Face masks and no duty free: EU issues coronavirus air safety guidelines


Air travellers will have to wear face masks throughout all stages of their journey, they could be assessed in interview booths if they show signs of Covid-19, and will need to say goodbye to loved ones outside the airport, according to guidelines issued by the EU’s air safety body.

Instructions issued to airports and airlines also include: restrictions on hand luggage, reserving an on-board toilet for cabin crew and no onboard duty free or food trolleys.

The European Union Aviation Safety Agency (EASA) published 28-pages of guidelines that will radically alter the experience of flying, including physical distancing measures that Heathrow’s chief executive has previously said would be impossible to implement. The UK has had no role in shaping EASA policy since the official Brexit date of 31 January but remains a member until the end of the year.

Airlines and airports are likely to adopt many of the guidelines, which cover every stage of the air travel process.

Arrival and check-in
Anyone who develops symptoms after booking, or has been in contact with someone suffering from Covid-19, should not turn up to the flight.

Passengers should not expect a lingering goodbye with loved ones at the terminal.

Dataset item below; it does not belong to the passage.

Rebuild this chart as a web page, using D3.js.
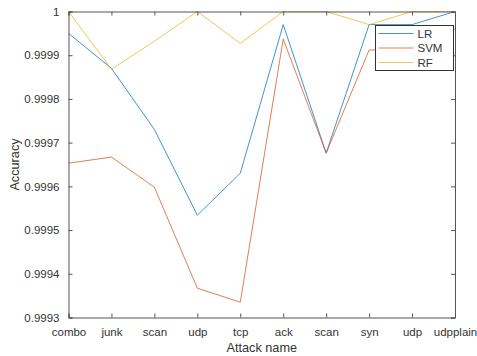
<!DOCTYPE html>
<html>
<head>
<meta charset="utf-8">
<script src="https://cdn.jsdelivr.net/npm/d3@7"></script>
<style>
  body { margin: 0; background: #fff; }
  svg text { font-family: "Liberation Sans", Arial, sans-serif; fill: #333; }
</style>
</head>
<body>
<div id="chart"></div>
<script>
// Données
const attacks = ['combo', 'junk', 'scan', 'udp', 'tcp', 'ack', 'scan', 'syn', 'udp', 'udpplain'];
const lrValues = [0.99995, 0.99987, 0.99973, 0.999534, 0.99963, 0.99997, 0.999676, 0.99997, 0.99997, 1.0];
const svmValues = [0.999653, 0.999667, 0.999598, 0.999367, 0.999335, 0.999937, 0.999676, 0.999912, 0.999912, 0.99996];
const rfValues = [1.0, 0.999868, 0.999932, 1.0, 0.999927, 1.0, 1.0, 0.99997, 1.0, 1.0];
const yTicks = [0.9993, 0.9994, 0.9995, 0.9996, 0.9997, 0.9998, 0.9999, 1];
const seriesNames = ['LR', 'SVM', 'RF'];
const seriesColors = ['#0072BD', '#D95319', '#EDB120'];

const W = 477, H = 356;
const margin = { top: 11.5, right: 22, bottom: 38.5, left: 68.5 };
const width = W - margin.left - margin.right;
const height = H - margin.top - margin.bottom;

const svg = d3.select('#chart').append('svg')
    .attr('width', W)
    .attr('height', H);

const g = svg.append('g')
    .attr('transform', `translate(${margin.left},${margin.top})`);

const x = d3.scalePoint()
    .domain(d3.range(attacks.length))
    .range([0, width]);

const y = d3.scaleLinear()
    .domain([0.9993, 1])
    .range([height, 0]);

// Lignes des séries
const series = [lrValues, svmValues, rfValues];
const line = d3.line()
    .x((d, i) => x(i))
    .y(d => y(d));

series.forEach((vals, k) => {
    g.append('path')
        .datum(vals)
        .attr('fill', 'none')
        .attr('stroke', seriesColors[k])
        .attr('stroke-opacity', 0.75)
        .attr('stroke-width', 1)
        .attr('d', line);
});

// Axes (boîte MATLAB, graduations vers l'intérieur)
const axisColor = '#555';
const tickLen = 4;

const xAxis = g.append('g')
    .attr('transform', `translate(0,${height})`)
    .call(d3.axisBottom(x).tickSize(-tickLen).tickPadding(10).tickFormat(i => attacks[i]));
const xTop = g.append('g')
    .call(d3.axisTop(x).tickSize(-tickLen).tickFormat(''));
const yAxis = g.append('g')
    .call(d3.axisLeft(y).tickValues(yTicks).tickSize(-tickLen).tickPadding(9).tickFormat(d => d === 1 ? '1' : d3.format('.4f')(d)));
const yRight = g.append('g')
    .attr('transform', `translate(${width},0)`)
    .call(d3.axisRight(y).tickValues(yTicks).tickSize(-tickLen).tickFormat(''));

[xAxis, xTop, yAxis, yRight].forEach(a => {
    a.select('.domain').attr('stroke', axisColor);
    a.selectAll('.tick line').attr('stroke', axisColor);
    a.selectAll('.tick text')
        .style('font-size', '11.5px')
        .style('font-family', '"Liberation Sans", Arial, sans-serif')
        .attr('fill', '#333');
});

// Titres des axes
g.append('text')
    .attr('x', width / 2)
    .attr('y', height + 34)
    .attr('text-anchor', 'middle')
    .style('font-size', '12.7px')
    .text('Attack name');

g.append('text')
    .attr('transform', `translate(${-margin.left + 19},${height / 2}) rotate(-90)`)
    .attr('text-anchor', 'middle')
    .style('font-size', '12.7px')
    .text('Accuracy');

// Légende
const legend = svg.append('g')
    .attr('transform', 'translate(375.5,25.5)');

legend.append('rect')
    .attr('width', 78)
    .attr('height', 45)
    .attr('fill', '#fff')
    .attr('stroke', '#333')
    .attr('stroke-width', 1);

seriesNames.forEach((name, k) => {
    const ly = 8 + k * 14.5;
    legend.append('line')
        .attr('x1', 3).attr('x2', 38)
        .attr('y1', ly).attr('y2', ly)
        .attr('stroke', seriesColors[k])
        .attr('stroke-opacity', 0.75)
        .attr('stroke-width', 1);
    legend.append('text')
        .attr('x', 42)
        .attr('y', ly + 4)
        .style('font-size', '11.5px')
        .text(name);
});
</script>
</body>
</html>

With few exceptions, nobody who is not travelling or working there will be allowed inside.

Those travelling are expected to take precautions such as washing hands and wearing masks, with exceptions for children under six and people with a medical reason not to. Regular reminders will be broadcast through the public address system, alongside the usual security messages and flight information.

EASA also recommends “respiratory etiquette”, such as covering the face when sneezing. Those who do not comply could be ejected from the airport and suffer further penalties from local authorities.

Physical distancing is defined as 1.5m, rather than the 2 metre gap Britons have been told to maintain. As in many shops and offices, there will be floor markings to show people where to stand in queues.

However, physical distancing is unlikely to be feasible in many airports and the EASA guidelines state that if the 1.5m rule is not possible, the airport should implement additional measures such as hand hygiene. John Holland-Kaye, Heathrow chief executive, said physical distancing at a boarding gate would mean a queue of 1km for a jumbo jet.

EASA said airport operators should set up interview booths for people found to have a temperature of more than 38C to assess possible illness.

However, it also admits that temperature screening is not considered particularly effective at spotting Covid-19 and is more intended to “dissuade ill persons from travelling by air and enhance public confidence”. Nonetheless, Heathrow airport last week rolled out temperature screening, using camera detection systems to monitor multiple people at a time for signs of fever.

Airport staff will need to wear face masks and hand them out to passengers not sporting their own. Protective perspex barriers are also likely to become a feature of check-in desks and security areas, under the guidelines. Heathrow has said it is installing 600 hand sanitiser stations, putting up signage featuring government health advice and even looking at using UV light to sanitise surfaces.